El primer juguete de Marsé fue un camioncito de madera. “Muy tosco, áspero, con la madera sin pulir, con unos colores muy primarios. Cada año, una amiga de mi madre me regalaba el mismo juego de bolos, pintaditos de rojo, también muy toscos y baratillos, pobre mujer”. El mismo juego de bolos siempre. Sobre aquella Barcelona de Juanito caían los bombardeos de la guerra. Él recuerda ese zumbido como si fuera ahora. Una explosión enorme cuando una de esas bombas cayó sobre dinamita. “No, no recuerdo haber tenido miedo. De las bombas recuerdo una que cayó cuando ya había oscurecido; produjo grandes resplandores, y mi padre abrió el balcón. Años después nos explicó que lo había hecho por si estallaban los cristales y nos caían encima. Pero de aquel momento sí recuerdo que me dijo: ‘Tírate al suelo y abre la boca’, en catalán, claro. ¿Para qué? ‘Por la onda expansiva’, me dijo”.

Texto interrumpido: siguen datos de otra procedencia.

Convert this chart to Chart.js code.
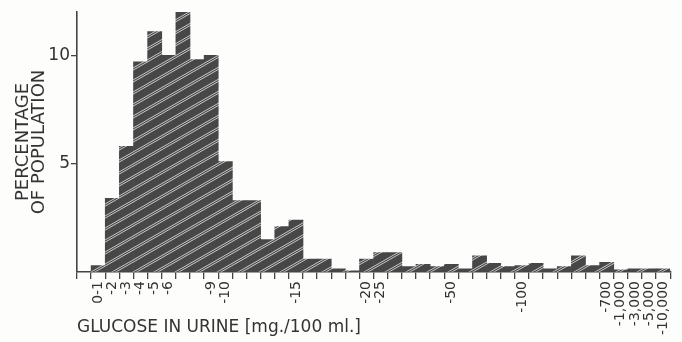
<!DOCTYPE html>
<html>
<head>
<meta charset="utf-8">
<script src="https://cdn.jsdelivr.net/npm/chart.js@4/dist/chart.umd.min.js"></script>
<style>
  html, body { margin: 0; padding: 0; background: #fdfdfc; }
  #wrap { width: 682px; height: 342px; }
</style>
</head>
<body>
<div id="wrap"><canvas id="glucoseChart" width="682" height="342"></canvas></div>
<script>
// one blank bin before "0-1", then 41 bins; only printed labels are kept
const binLabels = ['', '0-1', '-2', '-3', '-4', '-5', '-6', '', '', '-9', '-10',
  '', '', '', '', '-15', '', '', '', '', '-20', '-25',
  '', '', '', '', '-50', '', '', '', '', '-100',
  '', '', '', '', '', '-700', '-1,000', '-3,000', '-5,000', '-10,000'];

// percentage of population in each bin
const percentages = [0, 0.3, 3.4, 5.8, 9.7, 11.1, 10.0, 12.0, 9.8, 10.0, 5.1,
  3.3, 3.3, 1.5, 2.1, 2.4, 0.6, 0.6, 0.15, 0.05, 0.6, 0.9,
  0.9, 0.25, 0.35, 0.25, 0.35, 0.15, 0.75, 0.4, 0.25, 0.3,
  0.4, 0.15, 0.25, 0.75, 0.3, 0.45, 0.1, 0.15, 0.15, 0.15];

const yTickValues = [0, 5, 10];

const ink = '#333';
const fontFamily = "'DejaVu Sans', sans-serif";

// dark fill with thin light diagonal hatch lines
function makeHatch() {
    const c = document.createElement('canvas');
    c.width = 21;
    c.height = 12;
    const g = c.getContext('2d');
    g.fillStyle = '#474747';
    g.fillRect(0, 0, 21, 12);
    g.strokeStyle = 'rgba(232,232,232,0.9)';
    g.lineWidth = 0.9;
    for (const k of [-1, 0, 1]) {
        for (const d of [0, 2.2]) {
            g.beginPath();
            g.moveTo(0, 12 + k * 12 + d);
            g.lineTo(21, k * 12 + d);
            g.stroke();
        }
    }
    return g.createPattern(c, 'repeat');
}

const ctx = document.getElementById('glucoseChart').getContext('2d');
new Chart(ctx, {
    type: 'bar',
    data: {
        labels: binLabels,
        datasets: [{
            data: percentages,
            backgroundColor: makeHatch(),
            borderWidth: 0,
            barPercentage: 1,
            categoryPercentage: 1
        }]
    },
    options: {
        responsive: false,
        animation: false,
        devicePixelRatio: 1,
        layout: { padding: { top: 12, right: 0, left: 0, bottom: 0 } },
        plugins: {
            legend: { display: false },
            tooltip: { enabled: false }
        },
        scales: {
            x: {
                grid: {
                    drawOnChartArea: false,
                    drawTicks: true,
                    tickLength: 7,
                    color: '#444',
                    lineWidth: 1.3
                },
                border: { display: true, color: '#444', width: 1.6 },
                ticks: {
                    autoSkip: false,
                    minRotation: 90,
                    maxRotation: 90,
                    padding: 2,
                    color: ink,
                    font: { family: fontFamily, size: 14 }
                },
                title: {
                    display: true,
                    text: 'GLUCOSE IN URINE [mg./100 ml.]',
                    align: 'start',
                    color: ink,
                    font: { family: fontFamily, size: 17 },
                    padding: { top: 0, bottom: 4 }
                },
                afterFit: scale => { scale.height = 70; }
            },
            y: {
                min: 0,
                max: 12,
                grid: {
                    drawOnChartArea: false,
                    drawTicks: true,
                    tickLength: 6,
                    color: c => (c.tick && c.tick.value === 0 ? 'rgba(0,0,0,0)' : '#444'),
                    lineWidth: 1.3
                },
                border: { display: true, color: '#444', width: 1.6 },
                afterBuildTicks: scale => {
                    scale.ticks = yTickValues.map(v => ({ value: v }));
                },
                ticks: {
                    padding: 1,
                    color: ink,
                    font: { family: fontFamily, size: 17 },
                    callback: v => (v === 0 ? '' : v)
                },
                title: {
                    display: true,
                    text: ['PERCENTAGE', 'OF POPULATION'],
                    color: ink,
                    font: { family: fontFamily, size: 18, lineHeight: 0.85 },
                    padding: { top: 16, bottom: 0 }
                },
                afterFit: scale => { scale.width = 77; }
            }
        }
    }
});
</script>
</body>
</html>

¿Y en la vida, después, tuvo miedo? “Cuando mi hijo Sascha, que tenía 10 años, se fue al mar con un patín a vela. Lo vimos lejos, haciendo señas; se hundía. Nadé hacia él, lo atraje a la orilla”. El cansancio fue también miedo, ahí estaba Juan mascando lo que pudo haber sido una tragedia. Sascha ahora ha adoptado al niño para quien el abuelo Juan está armando este juguete cuyas partes le llegan cada cierto tiempo por correo. Aquí llega una pieza, en el paquete que le entrega Joaquina. “Supongo que hacer estas cosas me viene de cuando trabajé de joyero siendo un chiquillo”. Es quizá el tiempo que le vuelve a la cara cuando dice adiós desde la puerta y mezcla en su rostro todos los Juanes que hasta ahora ha sido Juan Marsé. Este que dice adiós, en fin, es Juanito Marsé.